Another character study using genre to address the personal. ’10 Minutes to Midnight’ uses vampirism to interrogate one woman’s confrontation with aging and potential obsolescence. Genre staunch Caroline Williams is Amy, a veteran rock DJ facing her last night on the job, being replaced with someone younger and turning up already with puncture wounds on her neck. The film relies on symbolism, surrealism, 80s veneer and folding in on itself to convey Amy’s difficulty with dealing with this phase of her life, as played out as a transformation into a vampire. Williams is great and the genre-bending and mind-games wavering in effectiveness.
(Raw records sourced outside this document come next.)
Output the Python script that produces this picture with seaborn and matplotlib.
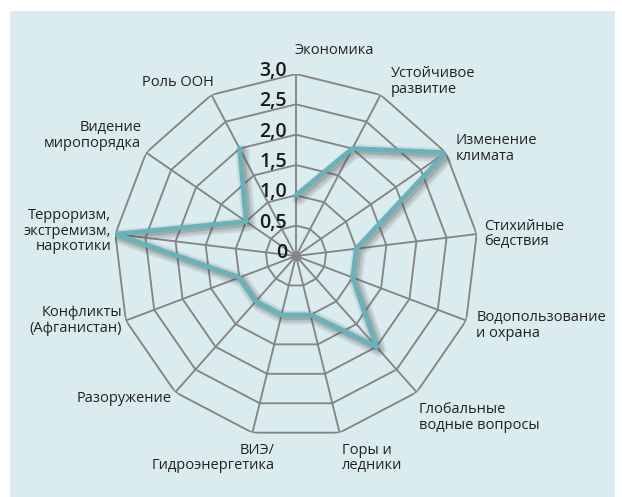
import numpy as np
import matplotlib
matplotlib.use('Agg')
import matplotlib.pyplot as plt
import matplotlib.patheffects as pe
from matplotlib.patches import Rectangle
import seaborn as sns

# Chart data
categories = ['Экономика', 'Устойчивое\nразвитие', 'Изменение\nклимата', 'Стихийные\nбедствия',
              'Водопользование\nи охрана', 'Глобальные\nводные вопросы', 'Горы и\nледники',
              'ВИЭ/\nГидроэнергетика', 'Разоружение', 'Конфликты\n(Афганистан)',
              'Терроризм,\nэкстремизм,\nнаркотики', 'Видение\nмиропорядка', 'Роль ООН']
values = [1.0, 2.0, 3.0, 1.0, 1.0, 2.0, 1.0, 1.0, 1.0, 1.0, 3.0, 1.0, 2.0]
ring_levels = [0.5, 1.0, 1.5, 2.0, 2.5, 3.0]
ring_labels = ['0', '0,5', '1,0', '1,5', '2,0', '2,5', '3,0']

sns.set_style('white')
plt.rcParams['font.family'] = ['Open Sans', 'DejaVu Sans']

grid_color = '#858585'
line_color = '#66b3b9'
panel_color = '#dbecef'

fig = plt.figure(figsize=(6.22, 4.97), dpi=100)
fig.patch.set_facecolor('white')
fig.patches.append(Rectangle((10 / 622, 0), 605 / 622, 486 / 497, transform=fig.transFigure,
                             facecolor=panel_color, edgecolor='none', zorder=-10))

ax = fig.add_axes([114 / 622, 59 / 497, 364 / 622, 364 / 497], projection='polar')
ax.set_theta_zero_location('N')
ax.set_theta_direction(-1)
ax.patch.set_visible(False)
ax.axis('off')
ax.set_ylim(0, 3)

n = len(categories)
theta = np.linspace(0, 2 * np.pi, n, endpoint=False)
theta_closed = np.append(theta, theta[0])

# polygon grid rings and spokes
for lvl in ring_levels:
    ax.plot(theta_closed, [lvl] * (n + 1), color=grid_color, lw=1.35, zorder=1)
for t in theta:
    ax.plot([t, t], [0, 3], color=grid_color, lw=1.35, zorder=1)
ax.plot([0], [0], 'o', color=grid_color, ms=6, zorder=1)

# data line with soft shadow
vals_closed = values + [values[0]]
sns.lineplot(x=theta_closed, y=vals_closed, ax=ax, sort=False, color=line_color,
             lw=3.3, zorder=3,
             path_effects=[pe.SimpleLineShadow(offset=(2, -2), shadow_color='#555555', alpha=0.12, linewidth=10),
                           pe.SimpleLineShadow(offset=(2, -2), shadow_color='#555555', alpha=0.15, linewidth=7),
                           pe.SimpleLineShadow(offset=(1.5, -1.5), shadow_color='#444444', alpha=0.2, linewidth=4.5),
                           pe.Normal()])
if ax.get_legend():
    ax.get_legend().remove()

# ring value labels
for lvl, lab in zip([0.0] + ring_levels, ring_labels):
    ax.annotate(lab, xy=(0, lvl), xytext=(-9, -2), textcoords='offset pixels',
                ha='right', va='baseline', fontsize=14, fontweight='semibold',
                color='#1a1a1a', zorder=5)

# category labels
label_style = [
    ('left', 'bottom', (-1, 16)),
    ('left', 'bottom', (10, -2)),
    ('left', 'center', (10, 4)),
    ('left', 'center', (7, 0)),
    ('left', 'center', (10, -5)),
    ('left', 'top', (2, -10)),
    ('left', 'top', (2, -10)),
    ('right', 'top', (22, -10)),
    ('right', 'center', (-4, -6)),
    ('right', 'center', (-4, 0)),
    ('right', 'center', (-4, 3)),
    ('right', 'bottom', (-5, 2)),
    ('right', 'bottom', (2, 5)),
]
for t, lab, (ha, va, off) in zip(theta, categories, label_style):
    ax.annotate(lab, xy=(t, 3), xytext=off, textcoords='offset pixels', ha=ha, va=va,
                multialignment=ha, fontsize=10.5, color='#222222', linespacing=1.05,
                annotation_clip=False, zorder=5)

fig.savefig('out.png', dpi=100, facecolor=fig.get_facecolor())
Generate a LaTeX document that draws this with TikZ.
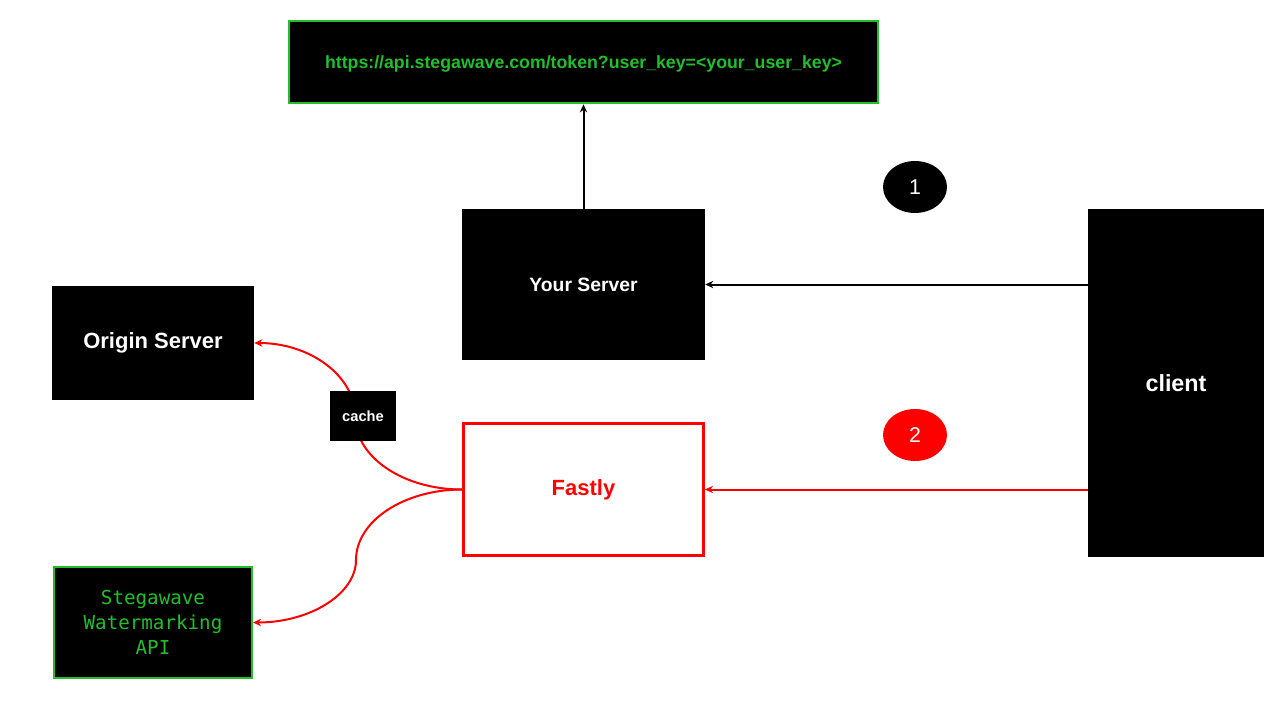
\documentclass[tikz,border=0pt]{standalone}
\usepackage{fontspec}
\setmainfont{Liberation Sans}
\setmonofont{DejaVu Sans Mono}
\usetikzlibrary{arrows.meta}
\definecolor{ggreen}{RGB}{34,190,44}
\definecolor{rred}{RGB}{255,0,0}
\tikzset{
  blackbox/.style={draw=none,fill=black,text=white,font=\bfseries,inner sep=0pt,align=center},
  greenbox/.style={draw=ggreen,line width=1.5pt,fill=black,text=ggreen,inner sep=0pt,align=center},
  numdot/.style={ellipse,minimum width=48pt,minimum height=39pt,inner sep=0pt,text=white,font=\fontsize{16}{18}\selectfont},
  conn/.style={line width=1.5pt,-{Stealth[length=6pt,width=5.5pt]}},
}
\usetikzlibrary{shapes.geometric}
\begin{document}
\begin{tikzpicture}[x=0.75pt,y=-0.75pt]
\useasboundingbox (0,0) rectangle (1280,720);
\fill[white] (0,0) rectangle (1280,720);

\node[greenbox,minimum width=442pt,minimum height=62pt] (url) at (583.5,62) {};
\node[text=ggreen,font=\bfseries\fontsize{13.3}{15}\selectfont,inner sep=0pt] (urltext) at (583.5,63.5) {https://api.stegawave.com/token?user\_key=<your\_user\_key>};
\node[blackbox,minimum width=182.25pt,minimum height=113.25pt,font=\bfseries\fontsize{14.5}{17}\selectfont] (ys) at (583.5,284.5) {Your Server};
\node[blackbox,minimum width=151.5pt,minimum height=85.5pt,font=\bfseries\fontsize{16.5}{19}\selectfont] (origin) at (153,343) {Origin Server};
\node[draw=rred,line width=2.25pt,fill=white,text=rred,inner sep=0pt,minimum width=180pt,minimum height=99pt,font=\bfseries\fontsize{16.5}{19}\selectfont] (fastly) at (583.5,489.5) {Fastly};
\node[greenbox,minimum width=148.5pt,minimum height=83.25pt,font=\ttfamily\fontsize{14.4}{19}\selectfont] (api) at (153,622.5) {Stegawave\\Watermarking\\API};
\node[blackbox,minimum width=132pt,minimum height=261pt,font=\bfseries\fontsize{17.5}{20}\selectfont] (client) at (1176,383) {client};

\node[numdot,fill=black] (n1) at (915,187) {1};
\node[numdot,fill=rred] (n2) at (915,435) {2};

\coordinate (m1) at (355,416);
\coordinate (m2) at (356,560);

\draw[conn,black] (ys.north) -- (url.south);
\draw[conn,black] (ys.east -| client.west) -- (ys.east);
\draw[conn,rred] (fastly.east -| client.west) -- (fastly.east);

\draw[conn,rred] (fastly.west) .. controls +(-59,0) and +(0,41) .. (m1)
  .. controls +(0,-40) and +(56,0) .. (origin.east);
\draw[conn,rred] (fastly.west) .. controls +(-58,0) and +(0,-39) .. (m2)
  .. controls +(0,34) and +(57,0) .. (api.east);

\node[blackbox,minimum width=49.5pt,minimum height=37.5pt,font=\bfseries\fontsize{11}{13}\selectfont] (cache) at (363,416) {cache};
\end{tikzpicture}
\end{document}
  • Director - Melanie Aitkenhead
  • Screenwriter - Timothy Durham

An old school biker girl revenge flick with fine performances and capturing of a sub-culture. The girl bikers are all survivors of abuse and are triggered when another girl is the victim of being drugged and gang-raped by frat boys. The school covers up and the women feel betrayed: it feels relevant, post-#MeToo. It’s one of those revenge flicks that wants to dwell equally on the consequences: Trigga (the marvellous Pollyanna McIntosh) can’t let go of her trauma, has never been properly treated for it, giving further layers of tragedy. The film makes sure it is evident that in all of this, it’s always the innocents that ultimately pay the cost. There are no real winners.

It hits all the obvious beats, but it’s well played and looks good.